PROBLEM TO WORK ON: Below are the entries; state how many of their lines contain the string "this", and nothing more.

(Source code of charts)
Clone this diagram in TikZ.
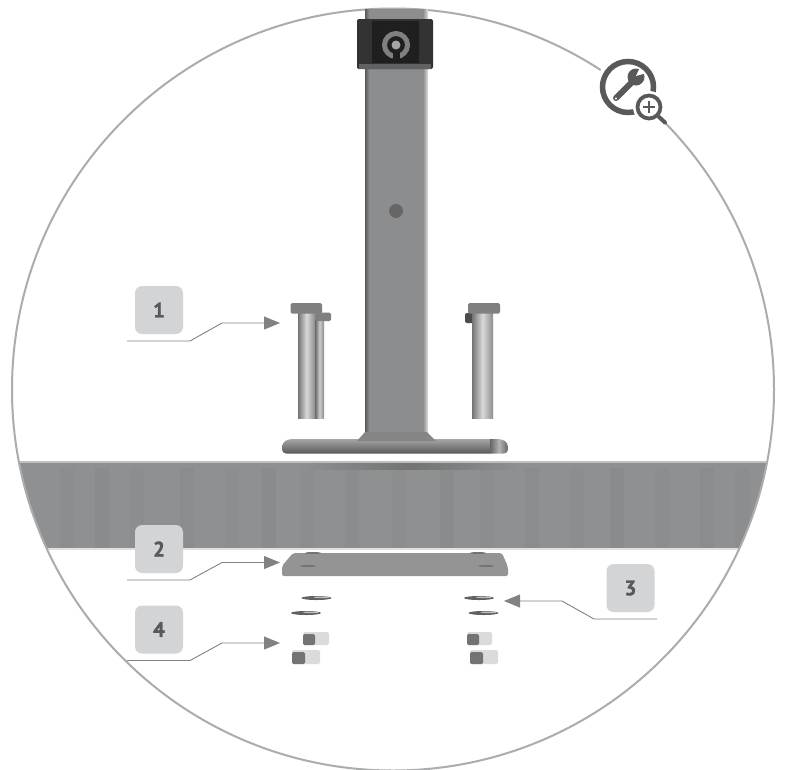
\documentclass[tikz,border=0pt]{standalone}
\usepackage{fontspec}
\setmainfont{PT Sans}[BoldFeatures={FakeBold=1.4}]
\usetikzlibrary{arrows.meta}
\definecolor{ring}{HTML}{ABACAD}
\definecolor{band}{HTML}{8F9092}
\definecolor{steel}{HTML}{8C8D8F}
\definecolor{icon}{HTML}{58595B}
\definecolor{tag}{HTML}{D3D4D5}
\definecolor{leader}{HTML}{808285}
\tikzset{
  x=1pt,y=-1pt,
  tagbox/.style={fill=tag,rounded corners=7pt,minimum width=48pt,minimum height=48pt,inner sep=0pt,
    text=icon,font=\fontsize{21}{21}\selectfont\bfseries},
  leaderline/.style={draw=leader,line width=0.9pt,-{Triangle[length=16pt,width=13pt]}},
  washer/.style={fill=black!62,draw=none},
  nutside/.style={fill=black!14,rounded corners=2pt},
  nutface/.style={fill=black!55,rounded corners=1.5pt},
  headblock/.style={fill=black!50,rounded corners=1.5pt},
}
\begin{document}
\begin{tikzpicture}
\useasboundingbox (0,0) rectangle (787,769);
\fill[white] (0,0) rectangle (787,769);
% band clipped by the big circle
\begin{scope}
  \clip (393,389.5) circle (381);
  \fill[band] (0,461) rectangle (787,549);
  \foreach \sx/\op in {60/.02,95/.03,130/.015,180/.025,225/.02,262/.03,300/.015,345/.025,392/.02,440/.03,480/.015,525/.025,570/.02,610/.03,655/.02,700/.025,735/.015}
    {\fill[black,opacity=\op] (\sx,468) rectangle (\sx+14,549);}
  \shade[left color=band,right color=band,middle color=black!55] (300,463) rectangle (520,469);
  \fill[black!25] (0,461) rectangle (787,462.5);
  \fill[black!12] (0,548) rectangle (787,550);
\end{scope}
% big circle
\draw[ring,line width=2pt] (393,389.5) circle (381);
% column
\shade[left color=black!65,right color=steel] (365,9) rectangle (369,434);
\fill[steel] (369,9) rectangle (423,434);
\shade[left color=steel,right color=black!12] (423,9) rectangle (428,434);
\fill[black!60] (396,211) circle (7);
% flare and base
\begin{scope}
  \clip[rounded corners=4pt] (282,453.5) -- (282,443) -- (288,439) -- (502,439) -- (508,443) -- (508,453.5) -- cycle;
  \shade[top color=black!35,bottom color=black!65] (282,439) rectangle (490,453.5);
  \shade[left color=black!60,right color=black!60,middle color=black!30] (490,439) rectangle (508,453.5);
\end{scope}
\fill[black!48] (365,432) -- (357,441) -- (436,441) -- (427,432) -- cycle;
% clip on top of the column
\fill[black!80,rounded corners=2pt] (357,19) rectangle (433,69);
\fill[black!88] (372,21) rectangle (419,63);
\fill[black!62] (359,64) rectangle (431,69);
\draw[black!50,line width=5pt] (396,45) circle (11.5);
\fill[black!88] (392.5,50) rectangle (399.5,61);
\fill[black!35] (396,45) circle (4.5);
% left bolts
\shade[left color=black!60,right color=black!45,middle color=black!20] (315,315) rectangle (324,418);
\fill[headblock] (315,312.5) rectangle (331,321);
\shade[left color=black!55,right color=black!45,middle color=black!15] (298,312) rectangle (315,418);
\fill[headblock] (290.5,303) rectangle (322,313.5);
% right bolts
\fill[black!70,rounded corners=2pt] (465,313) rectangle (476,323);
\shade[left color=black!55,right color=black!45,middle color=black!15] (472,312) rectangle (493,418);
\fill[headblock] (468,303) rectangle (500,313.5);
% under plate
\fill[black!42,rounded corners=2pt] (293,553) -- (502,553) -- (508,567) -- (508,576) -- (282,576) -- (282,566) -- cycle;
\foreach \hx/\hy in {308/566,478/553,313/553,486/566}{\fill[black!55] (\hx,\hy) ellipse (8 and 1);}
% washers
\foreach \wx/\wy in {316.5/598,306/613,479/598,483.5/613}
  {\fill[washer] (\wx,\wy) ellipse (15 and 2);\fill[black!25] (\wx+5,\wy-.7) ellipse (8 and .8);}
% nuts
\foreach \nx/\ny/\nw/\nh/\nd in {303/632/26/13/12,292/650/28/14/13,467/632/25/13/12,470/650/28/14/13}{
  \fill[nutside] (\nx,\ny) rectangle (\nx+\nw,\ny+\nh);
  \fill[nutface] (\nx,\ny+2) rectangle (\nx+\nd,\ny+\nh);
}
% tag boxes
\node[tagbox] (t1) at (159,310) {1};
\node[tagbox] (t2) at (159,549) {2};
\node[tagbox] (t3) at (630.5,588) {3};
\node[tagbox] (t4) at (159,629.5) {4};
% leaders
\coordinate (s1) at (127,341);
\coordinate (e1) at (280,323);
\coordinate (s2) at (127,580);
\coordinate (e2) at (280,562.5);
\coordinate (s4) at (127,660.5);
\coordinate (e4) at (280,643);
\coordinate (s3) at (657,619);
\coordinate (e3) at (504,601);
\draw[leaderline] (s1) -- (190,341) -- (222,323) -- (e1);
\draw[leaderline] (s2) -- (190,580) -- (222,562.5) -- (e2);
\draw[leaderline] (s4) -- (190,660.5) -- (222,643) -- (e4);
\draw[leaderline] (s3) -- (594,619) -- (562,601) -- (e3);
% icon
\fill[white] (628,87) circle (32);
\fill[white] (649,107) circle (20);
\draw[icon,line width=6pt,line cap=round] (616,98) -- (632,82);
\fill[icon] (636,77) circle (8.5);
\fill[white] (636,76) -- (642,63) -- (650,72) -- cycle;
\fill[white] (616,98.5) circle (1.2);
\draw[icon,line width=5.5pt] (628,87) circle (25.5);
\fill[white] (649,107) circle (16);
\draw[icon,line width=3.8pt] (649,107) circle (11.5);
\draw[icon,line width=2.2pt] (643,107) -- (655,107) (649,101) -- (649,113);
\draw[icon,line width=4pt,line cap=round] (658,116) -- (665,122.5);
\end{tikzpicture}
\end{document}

* * *

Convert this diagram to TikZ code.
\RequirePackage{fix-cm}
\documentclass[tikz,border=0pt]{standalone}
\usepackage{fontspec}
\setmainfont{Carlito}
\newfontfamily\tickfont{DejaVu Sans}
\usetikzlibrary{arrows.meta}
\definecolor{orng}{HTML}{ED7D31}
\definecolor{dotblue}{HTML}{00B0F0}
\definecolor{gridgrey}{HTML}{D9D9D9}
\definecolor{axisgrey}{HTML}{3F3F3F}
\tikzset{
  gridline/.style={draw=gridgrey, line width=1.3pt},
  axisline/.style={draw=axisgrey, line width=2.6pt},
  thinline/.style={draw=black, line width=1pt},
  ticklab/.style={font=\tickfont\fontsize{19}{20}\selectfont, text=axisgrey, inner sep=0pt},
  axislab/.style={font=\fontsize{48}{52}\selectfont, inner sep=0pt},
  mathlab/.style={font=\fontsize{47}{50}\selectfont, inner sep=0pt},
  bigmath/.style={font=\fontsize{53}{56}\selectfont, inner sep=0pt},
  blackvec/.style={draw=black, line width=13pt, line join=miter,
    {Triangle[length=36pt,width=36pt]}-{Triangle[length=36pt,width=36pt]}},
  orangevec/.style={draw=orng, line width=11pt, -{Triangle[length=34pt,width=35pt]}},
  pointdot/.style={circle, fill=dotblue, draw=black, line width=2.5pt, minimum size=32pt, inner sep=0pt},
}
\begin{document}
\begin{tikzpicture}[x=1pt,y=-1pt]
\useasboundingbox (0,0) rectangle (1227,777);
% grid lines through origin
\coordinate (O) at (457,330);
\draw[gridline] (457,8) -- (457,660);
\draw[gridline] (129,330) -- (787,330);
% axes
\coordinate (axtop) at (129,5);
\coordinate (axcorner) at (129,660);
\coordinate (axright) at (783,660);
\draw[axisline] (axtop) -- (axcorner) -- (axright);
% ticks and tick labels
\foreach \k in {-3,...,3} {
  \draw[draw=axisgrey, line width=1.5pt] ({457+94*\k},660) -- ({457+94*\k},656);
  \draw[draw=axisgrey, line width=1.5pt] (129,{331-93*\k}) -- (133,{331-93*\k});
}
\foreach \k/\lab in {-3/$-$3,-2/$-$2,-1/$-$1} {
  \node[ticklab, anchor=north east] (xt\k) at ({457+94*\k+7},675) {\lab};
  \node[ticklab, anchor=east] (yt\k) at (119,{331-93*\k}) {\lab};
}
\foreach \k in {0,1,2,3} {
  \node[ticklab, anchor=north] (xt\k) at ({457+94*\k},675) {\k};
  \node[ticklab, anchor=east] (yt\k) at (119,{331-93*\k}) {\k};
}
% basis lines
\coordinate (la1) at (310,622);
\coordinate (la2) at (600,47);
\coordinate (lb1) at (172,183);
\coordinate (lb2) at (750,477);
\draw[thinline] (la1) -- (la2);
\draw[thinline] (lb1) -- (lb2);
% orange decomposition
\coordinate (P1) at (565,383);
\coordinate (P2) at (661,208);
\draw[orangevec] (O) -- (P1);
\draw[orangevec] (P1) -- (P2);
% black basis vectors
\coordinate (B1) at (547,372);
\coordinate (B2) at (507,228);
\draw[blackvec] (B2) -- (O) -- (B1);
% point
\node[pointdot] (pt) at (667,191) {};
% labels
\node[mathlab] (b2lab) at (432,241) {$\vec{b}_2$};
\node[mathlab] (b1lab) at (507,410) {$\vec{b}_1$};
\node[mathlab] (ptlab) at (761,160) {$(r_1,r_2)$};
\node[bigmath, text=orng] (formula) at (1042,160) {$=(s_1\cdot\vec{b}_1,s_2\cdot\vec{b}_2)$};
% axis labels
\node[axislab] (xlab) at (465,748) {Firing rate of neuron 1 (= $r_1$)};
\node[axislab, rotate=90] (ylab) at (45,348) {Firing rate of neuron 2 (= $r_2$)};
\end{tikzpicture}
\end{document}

REPLY TO THE TASK: 2